È possibile immaginare soluzioni nel breve periodo o l’unica alternativa è una “nuova austerità” come quella proposta dall’ex premier Draghi con la ormai celebre battuta sui condizionatori?

«Una nuova austerità credo che sia inevitabile, vista anche la congiuntura internazionale. I momenti di crisi stimolano nuove strategie e nuove soluzioni, ma al momento in Italia non vedo studi concreti e persone capaci di traghettare l’Italia fuori dalla crisi con strategie internazionali valide sia in campo energetico, economico, ma soprattutto geopolitico. È una crisi che dura con andature diverse sin dal 2008, ma sinora non si sono trovate strategie valide, ci siamo limitati ad interventi tampone eppure la posizione geografica nazionale è la nostra maggior risorsa soprattutto in un momento storico dove le nazioni esercitano la loro sfera d’influenza grazie alla logistica. La geografia è destino sosteneva Napoleone, ma nel mondo post-neoliberista la geografia deve essere valorizzata e messa a sistema. Già allo scorso Naples Shipping Week, come centro studi Cesmar, abbiamo presentato delle proposte per essere concorrenziali nell’attuale sistema economico con la proposta di creazione di rotte lineari, di Port Industry, ma soprattutto con l’idea di far diventare alcuni dei nostri porti meridionali scali energetici sfruttando la loro vicinanza alle fonti di gas ed idrocarburi. Questo consentirebbe un ribaltamento poderoso poiché le industrie del nord sarebbero concorrenziali nel mercato mondo grazie alla costante e calmierata fornitura di gas proveniente dal sud. Un ribaltamento epocale, ma che abbisogna di una strategia nazionale ad unica regia come un Ministero del Mare. Un assurdo constatare che in Italia non si sia ancora dato vita ad un ministero simile».

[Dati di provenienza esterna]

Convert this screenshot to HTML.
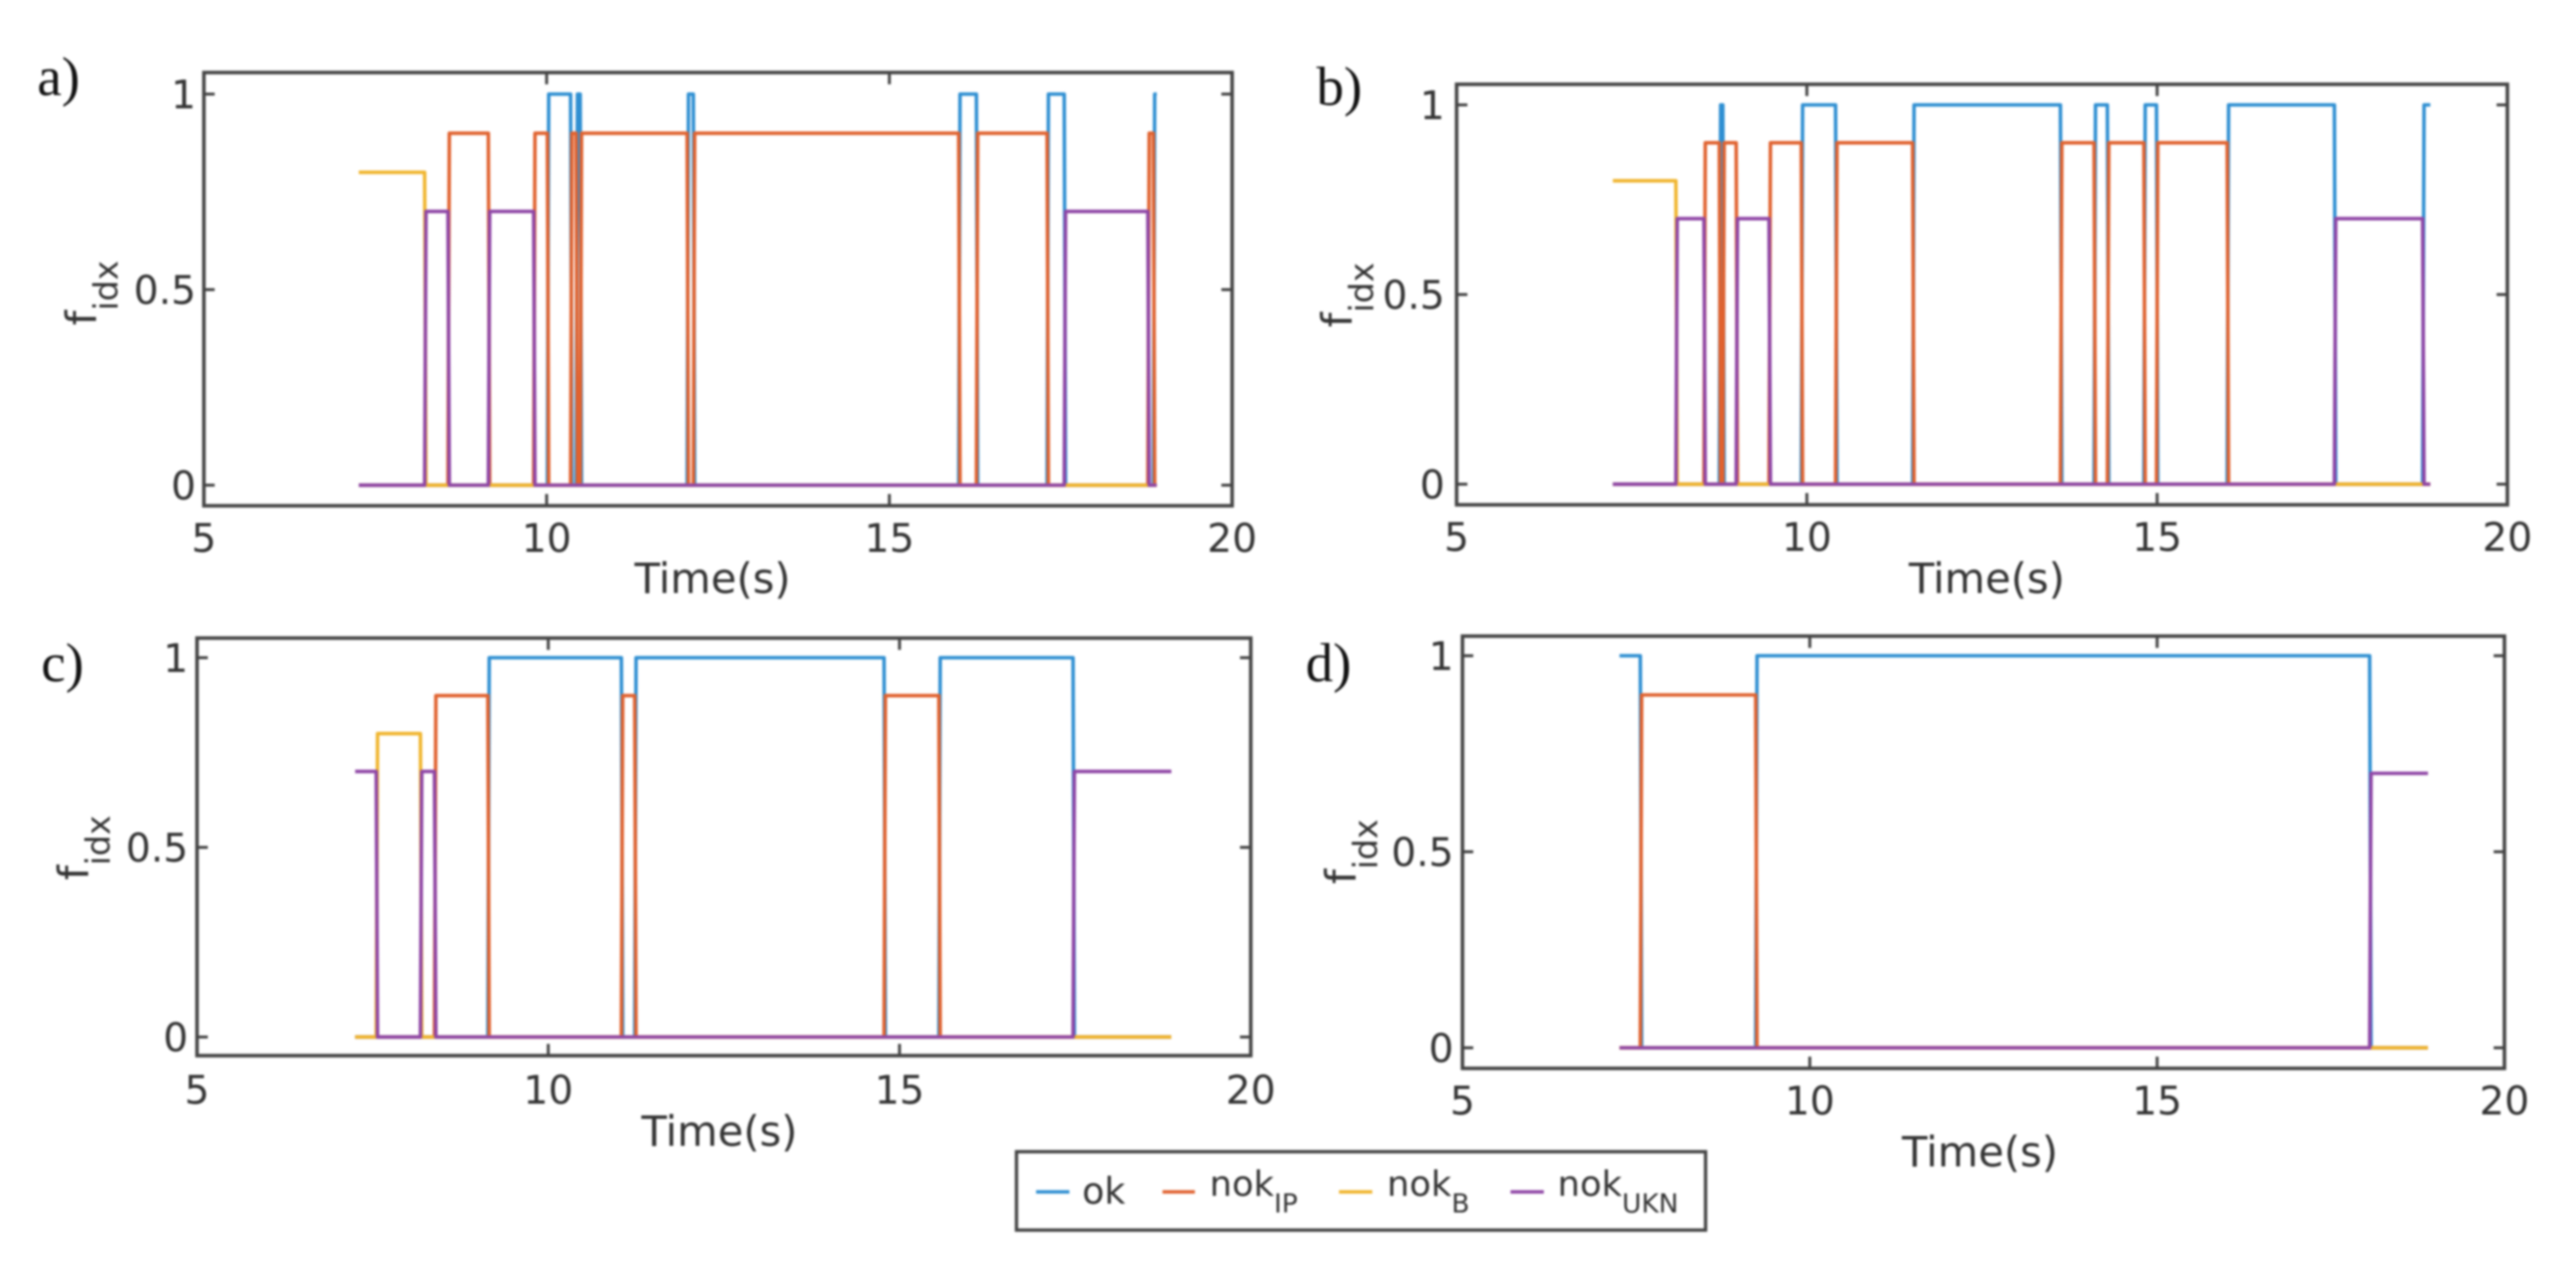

Oggi paghiamo l’assenza di una politica energetica incapace di guardare oltre gli slogan lanciati dagli emuli di Greta Thunberg?

«Purtroppo siamo figli del nostro tempo. Da anni assistiamo a politiche fatta tramite gli slogan. Forse molti ignorano che “slogan” è un grido di battaglia. Ora mi domando, ma è possibile fare politiche serie tramite un grido di battaglia? Naturalmente la mia è una domanda retorica e provocatoria. Trovo assurdo pensare che la transizione energetica possa essere effettuata per decreto legge, essa infatti abbisogna d’interi decenni. In fondo noi siamo ancora legati alla combustione endotermica per cui ci vorranno ancora decine d’anni per questa transizione per quanto sia auspicabile e desiderabile. Ma la frenesia e la faciloneria hanno impresso alle popolazioni che la transizione potesse avvenire nel breve periodo, proponendo modelli inapplicabili distogliendo al contempo l’attenzione su molti studi di transizione invece applicabili. Il rinnovabile è assolutamente desiderabile, ma al momento non sufficiente. Senza energia non ci può essere non solo sviluppo industriale, ma anche sociale e questo è bene rammentarselo».